# Irreducible SU(3) tensors

• A
Suppose that in the tensor component ##T^a_b ## the upper index is the ## \bf{3}## component and the lower index is the ##\bf{\bar{3}} ## component. To be concrete, consider the decomposition
$$u^iv_j= \left( u^iv_j-\frac{1}{3}\delta^i_j u^kv_k \right) +\frac{1}{3}\delta^i_j u^kv_k$$
which corresponds to
$$\bf{3}\otimes\bf{\bar{3}}=\bf{8}\oplus\bf{1}$$
I want to see that indeed the transformation of ##u^iv_j ## is reducible, but the transformations of ## \left( u^iv_j-\frac{1}{3}\delta^i_j u^kv_k \right)## and ##\left(\frac{1}{3}\delta^i_j u^kv_k \right) ## are irreducible. My thought was to contract each of the supposedly irreducible tensors with the only possible invariant tensors, namely ##\delta^i_j ##, ##\epsilon^{ijk} ##, ##\epsilon_{ijk} ##, and to see that in each case I get zero, which means there are no invariant subspaces. So, taking ## \left( u^iv_j-\frac{1}{3}\delta^i_j u^kv_k \right)##
$$\delta^j_i \left( u^iv_j-\frac{1}{3}\delta^i_j u^kv_k \right) = u^iv_i - \frac{1}{3}\delta^i_i u^kv_k =0$$
is that a correct way to check irreducibility? and if so, how do I check this for ##\epsilon^{ijk} ## and ##\epsilon_{ijk} ##?

## Answers and Replies

Thanks for the post! This is an automated courtesy bump. Sorry you aren't generating responses at the moment. Do you have any further information, come to any new conclusions or is it possible to reword the post?

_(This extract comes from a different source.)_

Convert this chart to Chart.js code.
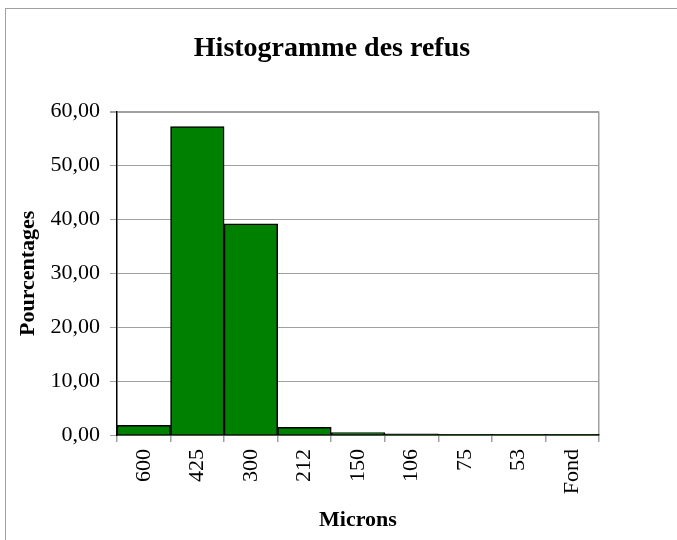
<!DOCTYPE html>
<html>
<head>
<meta charset="utf-8">
<title>Histogramme des refus</title>
<script src="https://cdn.jsdelivr.net/npm/chart.js@4/dist/chart.umd.min.js"></script>
<style>
    body { margin: 0; overflow: hidden; background: #fff; }
    .frame { position: relative; width: 677px; height: 540px; }
    .frame-border { position: absolute; left: 5px; top: 8px; width: 700px; height: 600px; border-left: 1px solid #a0a0a0; border-top: 1px solid #a0a0a0; }
    #refus-chart { position: absolute; left: 0; top: 0; }
</style>
</head>
<body>
<div class="frame">
    <div class="frame-border"></div>
    <canvas id="refus-chart" width="677" height="540"></canvas>
</div>
<script>
// tamis (microns) et pourcentages des refus
const tamisLabels = ["600", "425", "300", "212", "150", "106", "75", "53", "Fond"];
const refusValues = [1.8, 57.2, 39.2, 1.4, 0.45, 0.2, 0.05, 0.03, 0.02];
const yTicks = [0, 10, 20, 30, 40, 50, 60];

const fontFamily = "'Liberation Serif', 'Times New Roman', serif";
const gridGrey = "#a0a0a0";

//-----------------------
const formatFr = (v) => Number(v).toFixed(2).replace(".", ",");

//-----------------------
const generateRefusGraph = () => {

    const refusGraph = new Chart(
        document.getElementById("refus-chart"), {
            type: "bar",
            data: {
                labels: tamisLabels,
                datasets: [{
                    label: "Refus",
                    data: refusValues,
                    backgroundColor: "#008000",
                    borderColor: "#000000",
                    borderWidth: 1.5,
                    barPercentage: 1,
                    categoryPercentage: 1
                }]
            },
            options: {
                responsive: false,
                animation: false,
                layout: { padding: { left: 0, right: 13, top: 0, bottom: 0 } },
                plugins: {
                    legend: { display: false },
                    tooltip: { enabled: false },
                    title: {
                        display: true,
                        text: "Histogramme des refus",
                        color: "#000",
                        font: { family: fontFamily, size: 28, weight: "bold" },
                        padding: { top: 32, bottom: 46 }
                    }
                },
                scales: {
                    x: {
                        offset: true,
                        grid: {
                            offset: true,
                            // only the right edge of the plot is drawn
                            color: (ctx) => ctx.index === undefined ? gridGrey : "rgba(0,0,0,0)",
                            lineWidth: 1.5,
                            tickColor: gridGrey,
                            tickLength: 7
                        },
                        border: { color: "#000", width: 1.5 },
                        ticks: {
                            color: "#000",
                            font: { family: fontFamily, size: 22 },
                            minRotation: 90,
                            maxRotation: 90,
                            padding: 7
                        },
                        title: {
                            display: true,
                            text: "Microns",
                            color: "#000",
                            font: { family: fontFamily, size: 22, weight: "bold" },
                            padding: { top: 0, bottom: 6 }
                        },
                        afterFit: (scale) => { scale.height = 105; }
                    },
                    y: {
                        min: 0,
                        max: 60,
                        afterBuildTicks: (scale) => { scale.ticks = yTicks.map(v => ({ value: v })); },
                        grid: {
                            color: gridGrey,
                            lineWidth: (ctx) => ctx.tick && ctx.tick.value === 60 ? 2 : 1,
                            tickColor: gridGrey,
                            tickLength: 7
                        },
                        border: { color: "#000", width: 1.5 },
                        ticks: {
                            color: "#000",
                            font: { family: fontFamily, size: 22 },
                            padding: 10,
                            callback: (v) => formatFr(v)
                        },
                        title: {
                            display: true,
                            text: "Pourcentages",
                            color: "#000",
                            font: { family: fontFamily, size: 22, weight: "bold" },
                            padding: { top: 15, bottom: 0 }
                        },
                        afterFit: (scale) => { scale.width = 117; }
                    },
                    // empty space on the right, keeps the title centred like the original
                    spacer: {
                        type: "linear",
                        position: "right",
                        grid: { drawOnChartArea: false, drawTicks: false },
                        border: { display: false },
                        ticks: { display: false },
                        afterFit: (scale) => { scale.width = 65; }
                    }
                }
            }
        }
    );
    return refusGraph;
}
//-----------------------
generateRefusGraph();
</script>
</body>
</html>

Hi - yes you are along the right lines. Just remember that anything contracted over all the indices of epsilon will be a singlet because of the determinant condition on SU(n) groups... and that all tensors can be decomposed into a symmetric and an antisymmetric part...(without giving away the answer oops).

However there is another way of doing these types of computation that is much more elegant - have you looked into Young Tableaux?